Si l’accord de Dubaï pointe enfin du doigt l’ensemble des énergies fossiles, responsables de 90% des émissions mondiales de CO2, il contient aussi de nombreuses mentions incompatibles avec une lutte efficace et rapide contre le réchauffement climatique. Sous l’influence des lobbys fossiles, qui n’ont jamais été aussi représentés dans une COP d’après les données disponibles (près de 2 500 lobbyistes étaient à la COP28, ils étaient déjà plus de 600 à la COP27), l’accord final évoque des technologies de capture et stockage de carbone qui n’ont pas été en mesure de prouver leur efficacité et qui risquent de détourner les efforts des entreprises et pays appelés à réduire rapidement leurs émissions. Pire, la mention des “énergies peu carbonées” recouvre une référence à peine masquée au gaz fossile, dont l’exploitation et le développement contribue activement au réchauffement climatique.
Arnaud Gilles, chargé de plaidoyer climat, énergie et diplomatie au WWF France : “Après 30 ans, un tabou est tombé : l'accord adopté ce matin appelle pour la première fois les pays du monde entier à se détourner des énergies fossiles. Mais il faudra aller plus loin en actant la sortie complète du pétrole, du gaz et du charbon. Et surtout il faudra se débarrasser des supercheries climatiques qui parasitent la lutte contre le réchauffement climatique, sous la pression des lobbys fossiles et de plusieurs pays. L'accord de Dubaï prévoit de nombreuses entorses au règlement, comme l'usage de technologies douteuses et des références aux "énergies peu carbonées" comme le gaz.
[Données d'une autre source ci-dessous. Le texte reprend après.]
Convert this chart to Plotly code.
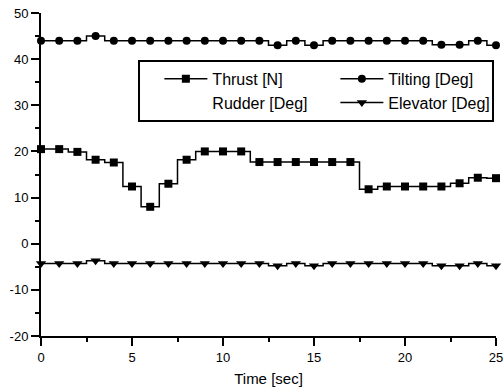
import plotly.graph_objects as go

# Time base (s)
time_s = list(range(26))

# Measured signals
thrust_n = [20.5, 20.5, 19.9, 18.2, 17.6, 12.4, 8.0, 13.0, 18.2, 20.0, 20.0, 20.0, 17.7,
            17.7, 17.7, 17.7, 17.7, 17.7, 11.8, 12.4, 12.4, 12.4, 12.4, 13.1, 14.3, 14.2]
tilting_deg = [44, 44, 44, 45, 44, 44, 44, 44, 44, 44, 44, 44, 44,
               43, 44, 43, 44, 44, 44, 44, 44, 44, 43.1, 43.1, 44, 43]
rudder_deg = [None]  # no rudder samples logged in this run
elevator_deg = [-4.3, -4.3, -4.3, -3.7, -4.3, -4.3, -4.3, -4.3, -4.3, -4.3, -4.3, -4.3, -4.3,
                -4.8, -4.3, -4.8, -4.3, -4.3, -4.3, -4.3, -4.3, -4.3, -4.8, -4.8, -4.3, -4.8]

x_tick_vals = [0, 5, 10, 15, 20, 25]
y_tick_vals = [-20, -10, 0, 10, 20, 30, 40, 50]
y_tick_text = ["-20", "-10", "0", "10", "20", "30", "40", "50"]

FONT = "Arial, Liberation Sans, Helvetica, sans-serif"
INK = "black"

fig = go.Figure()

line_style = dict(color=INK, width=1.5, shape="hvh")

fig.add_trace(go.Scatter(x=time_s, y=thrust_n, name="Thrust [N]", mode="lines+markers",
                         line=line_style, marker=dict(symbol="square", size=8, color=INK),
                         cliponaxis=False))
fig.add_trace(go.Scatter(x=time_s, y=tilting_deg, name="Tilting [Deg]", mode="lines+markers",
                         line=line_style, marker=dict(symbol="circle", size=8, color=INK),
                         cliponaxis=False))
fig.add_trace(go.Scatter(x=time_s[:len(rudder_deg)], y=rudder_deg, name="Rudder [Deg]",
                         mode="lines", line=dict(color=INK, width=0)))
fig.add_trace(go.Scatter(x=time_s, y=elevator_deg, name="Elevator [Deg]", mode="lines+markers",
                         line=line_style, marker=dict(symbol="triangle-down", size=9, color=INK),
                         cliponaxis=False))

axis_common = dict(
    showgrid=False, zeroline=False, showline=True, linecolor=INK, linewidth=2,
    ticks="outside", ticklen=8, tickwidth=2, tickcolor=INK,
    tickfont=dict(family=FONT, size=13, color=INK),
    mirror=False, automargin=False,
)

fig.update_xaxes(range=[0, 25], tickvals=x_tick_vals, ticklabeloverflow="allow",
                 minor=dict(dtick=2.5, tick0=0, ticks="outside", ticklen=4, tickwidth=2, tickcolor=INK),
                 title=dict(text="Time [sec]", font=dict(family=FONT, size=15, color=INK), standoff=10),
                 **axis_common)
fig.update_yaxes(range=[-20, 50], tickvals=y_tick_vals, ticktext=y_tick_text,
                 minor=dict(dtick=5, tick0=0, ticks="outside", ticklen=4, tickwidth=2, tickcolor=INK),
                 **axis_common)

fig.update_layout(
    width=503, height=390,
    margin=dict(l=41, r=7, t=13, b=54),
    plot_bgcolor="white", paper_bgcolor="white",
    font=dict(family=FONT, color=INK),
    showlegend=True,
    legend=dict(
        orientation="h", x=0.214, y=0.855, xanchor="left", yanchor="top",
        bordercolor=INK, borderwidth=2, bgcolor="white",
        font=dict(family=FONT, size=16, color=INK),
        itemwidth=43, entrywidth=99, entrywidthmode="pixels",
        indentation=19, tracegroupgap=0,
        traceorder="normal",
    ),
)

fig.write_html("out.html")
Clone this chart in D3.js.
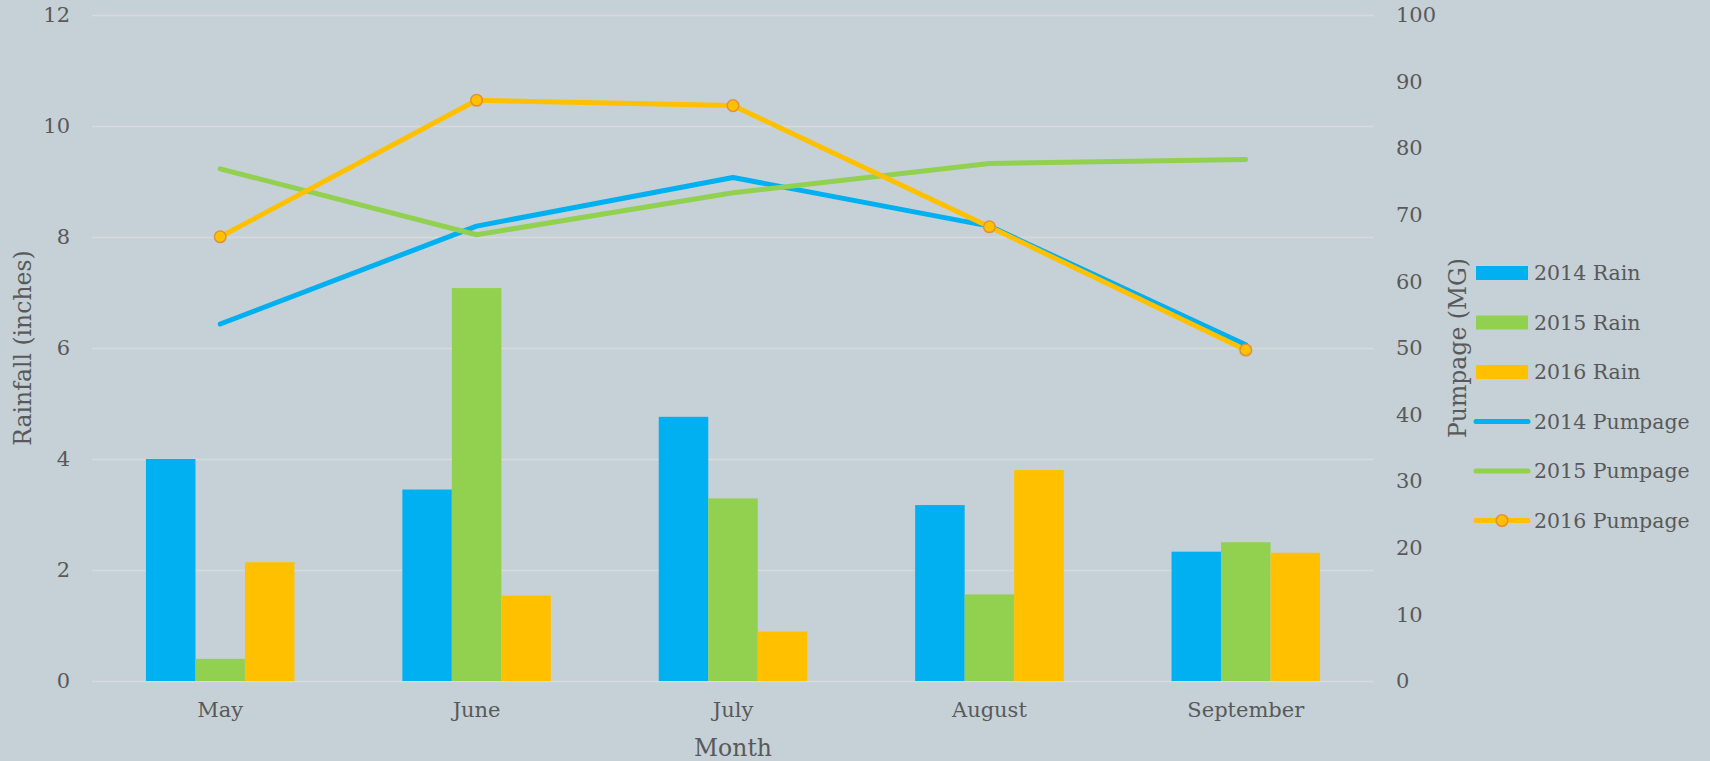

La diplomatie n'en n'a pas fini avec la langue de bois, mais veut en finir avec les énergies fossiles.”
Des actions utiles pour mettre en oeuvre l’accord de Montréal sur la biodiversité
Les écosystèmes naturels constituent une aide beaucoup plus fiable que des technologies incertaines, pour absorber et stocker du CO2 de manière pérenne.
Comme le WWF n’a cessé de le rappeler tout au long des négociations, la nature est notre première alliée dans la lutte contre le réchauffement climatique. En effet, les écosystèmes naturels constituent une aide beaucoup plus fiable que des technologies incertaines, pour absorber et stocker du CO2 de manière pérenne.
L’accord de la COP28 souligne qu’il est urgent de protéger nos écosystèmes et fait référence à cet égard à l’accord mondial sur la biodiversité adopté à Montréal en décembre 2022, ce qui constitue un signal encourageant, la prochaine COP biodiversité ne se tenant qu’en 2024 et l’année 2023 ne devant absolument pas rester une “année à vide” pour la nature.
En parallèle des négociations, de premières actions utiles ont été engagées pour avancer dans la protection de la biodiversité : plusieurs partenariats financiers avec des pays forestiers ont ainsi été annoncés, à l’image du partenariat de 50 millions de dollars, soutenu par le WWF et destiné à aider la République du Congo à la préservation de la forêt du Bassin du Congo, la deuxième forêt tropicale mondiale en termes de superficie, la première en termes de séquestration nette de carbone. Par ailleurs, alors qu’a été annoncée la tenue d’un sommet mondial sur la protection de la ressource en eau en septembre 2024, le gouvernement français a apporté son soutien à la plus grande initiative mondial de protection des écosystèmes d’eau douce portée par le WWF sous le nom de “Freshwater Challenge”. Ces initiatives devront accélérer la restauration et la protection de la nature en vue de la COP16 dont la tenue a été confirmée en Colombie, fin 2024.